## Instruction
Faithfully return all lines, omitting every embedded picture.
--- start of Source data ---
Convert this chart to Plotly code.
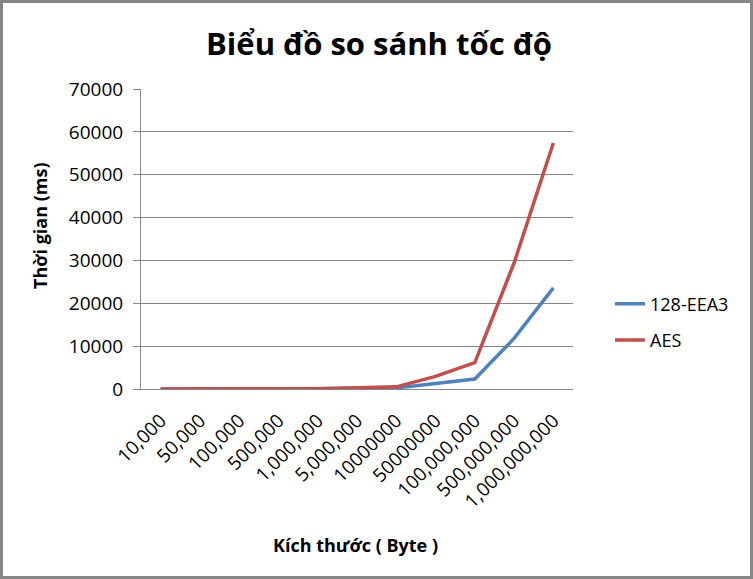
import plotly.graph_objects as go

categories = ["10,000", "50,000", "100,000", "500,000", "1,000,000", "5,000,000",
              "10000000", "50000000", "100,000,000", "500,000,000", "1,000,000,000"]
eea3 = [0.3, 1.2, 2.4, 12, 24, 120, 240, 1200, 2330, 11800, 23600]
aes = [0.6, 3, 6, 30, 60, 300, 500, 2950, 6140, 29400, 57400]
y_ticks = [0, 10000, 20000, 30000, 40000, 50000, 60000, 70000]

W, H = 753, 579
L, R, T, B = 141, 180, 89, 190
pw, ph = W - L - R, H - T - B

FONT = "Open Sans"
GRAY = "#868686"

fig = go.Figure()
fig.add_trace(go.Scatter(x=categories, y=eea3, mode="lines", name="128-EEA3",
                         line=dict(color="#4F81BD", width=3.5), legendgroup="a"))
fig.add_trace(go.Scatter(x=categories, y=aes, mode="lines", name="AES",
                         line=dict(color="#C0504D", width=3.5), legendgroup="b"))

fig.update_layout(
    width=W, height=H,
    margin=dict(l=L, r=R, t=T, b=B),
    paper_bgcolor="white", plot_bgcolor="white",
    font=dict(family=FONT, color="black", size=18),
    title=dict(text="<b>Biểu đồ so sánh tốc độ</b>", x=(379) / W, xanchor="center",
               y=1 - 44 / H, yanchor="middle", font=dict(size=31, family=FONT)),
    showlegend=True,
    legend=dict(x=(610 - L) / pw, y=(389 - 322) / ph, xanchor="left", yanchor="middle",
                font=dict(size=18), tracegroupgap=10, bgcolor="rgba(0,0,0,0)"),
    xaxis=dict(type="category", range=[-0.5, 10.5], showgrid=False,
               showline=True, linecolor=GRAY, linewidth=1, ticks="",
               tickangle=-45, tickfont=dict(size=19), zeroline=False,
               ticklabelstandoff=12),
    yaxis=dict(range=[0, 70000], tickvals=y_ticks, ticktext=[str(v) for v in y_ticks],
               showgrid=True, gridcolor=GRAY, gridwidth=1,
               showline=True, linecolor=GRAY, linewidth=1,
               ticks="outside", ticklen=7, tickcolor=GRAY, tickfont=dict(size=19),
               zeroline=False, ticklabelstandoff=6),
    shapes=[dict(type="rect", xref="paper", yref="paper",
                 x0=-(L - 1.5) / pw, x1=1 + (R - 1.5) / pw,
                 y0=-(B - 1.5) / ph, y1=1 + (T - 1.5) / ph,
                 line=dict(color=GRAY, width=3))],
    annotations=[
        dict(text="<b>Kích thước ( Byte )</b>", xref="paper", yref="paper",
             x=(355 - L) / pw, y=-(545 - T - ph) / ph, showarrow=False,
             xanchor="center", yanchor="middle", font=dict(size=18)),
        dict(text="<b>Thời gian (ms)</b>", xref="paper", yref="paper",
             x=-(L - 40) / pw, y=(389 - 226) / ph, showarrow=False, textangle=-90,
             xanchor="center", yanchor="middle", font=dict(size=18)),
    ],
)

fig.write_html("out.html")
--- end of Source data ---
## Correct output
Convert this chart to Plotly code.
import plotly.graph_objects as go

categories = ["10,000", "50,000", "100,000", "500,000", "1,000,000", "5,000,000",
              "10000000", "50000000", "100,000,000", "500,000,000", "1,000,000,000"]
eea3 = [0.3, 1.2, 2.4, 12, 24, 120, 240, 1200, 2330, 11800, 23600]
aes = [0.6, 3, 6, 30, 60, 300, 500, 2950, 6140, 29400, 57400]
y_ticks = [0, 10000, 20000, 30000, 40000, 50000, 60000, 70000]

W, H = 753, 579
L, R, T, B = 141, 180, 89, 190
pw, ph = W - L - R, H - T - B

FONT = "Open Sans"
GRAY = "#868686"

fig = go.Figure()
fig.add_trace(go.Scatter(x=categories, y=eea3, mode="lines", name="128-EEA3",
                         line=dict(color="#4F81BD", width=3.5), legendgroup="a"))
fig.add_trace(go.Scatter(x=categories, y=aes, mode="lines", name="AES",
                         line=dict(color="#C0504D", width=3.5), legendgroup="b"))

fig.update_layout(
    width=W, height=H,
    margin=dict(l=L, r=R, t=T, b=B),
    paper_bgcolor="white", plot_bgcolor="white",
    font=dict(family=FONT, color="black", size=18),
    title=dict(text="<b>Biểu đồ so sánh tốc độ</b>", x=(379) / W, xanchor="center",
               y=1 - 44 / H, yanchor="middle", font=dict(size=31, family=FONT)),
    showlegend=True,
    legend=dict(x=(610 - L) / pw, y=(389 - 322) / ph, xanchor="left", yanchor="middle",
                font=dict(size=18), tracegroupgap=10, bgcolor="rgba(0,0,0,0)"),
    xaxis=dict(type="category", range=[-0.5, 10.5], showgrid=False,
               showline=True, linecolor=GRAY, linewidth=1, ticks="",
               tickangle=-45, tickfont=dict(size=19), zeroline=False,
               ticklabelstandoff=12),
    yaxis=dict(range=[0, 70000], tickvals=y_ticks, ticktext=[str(v) for v in y_ticks],
               showgrid=True, gridcolor=GRAY, gridwidth=1,
               showline=True, linecolor=GRAY, linewidth=1,
               ticks="outside", ticklen=7, tickcolor=GRAY, tickfont=dict(size=19),
               zeroline=False, ticklabelstandoff=6),
    shapes=[dict(type="rect", xref="paper", yref="paper",
                 x0=-(L - 1.5) / pw, x1=1 + (R - 1.5) / pw,
                 y0=-(B - 1.5) / ph, y1=1 + (T - 1.5) / ph,
                 line=dict(color=GRAY, width=3))],
    annotations=[
        dict(text="<b>Kích thước ( Byte )</b>", xref="paper", yref="paper",
             x=(355 - L) / pw, y=-(545 - T - ph) / ph, showarrow=False,
             xanchor="center", yanchor="middle", font=dict(size=18)),
        dict(text="<b>Thời gian (ms)</b>", xref="paper", yref="paper",
             x=-(L - 40) / pw, y=(389 - 226) / ph, showarrow=False, textangle=-90,
             xanchor="center", yanchor="middle", font=dict(size=18)),
    ],
)

fig.write_html("out.html")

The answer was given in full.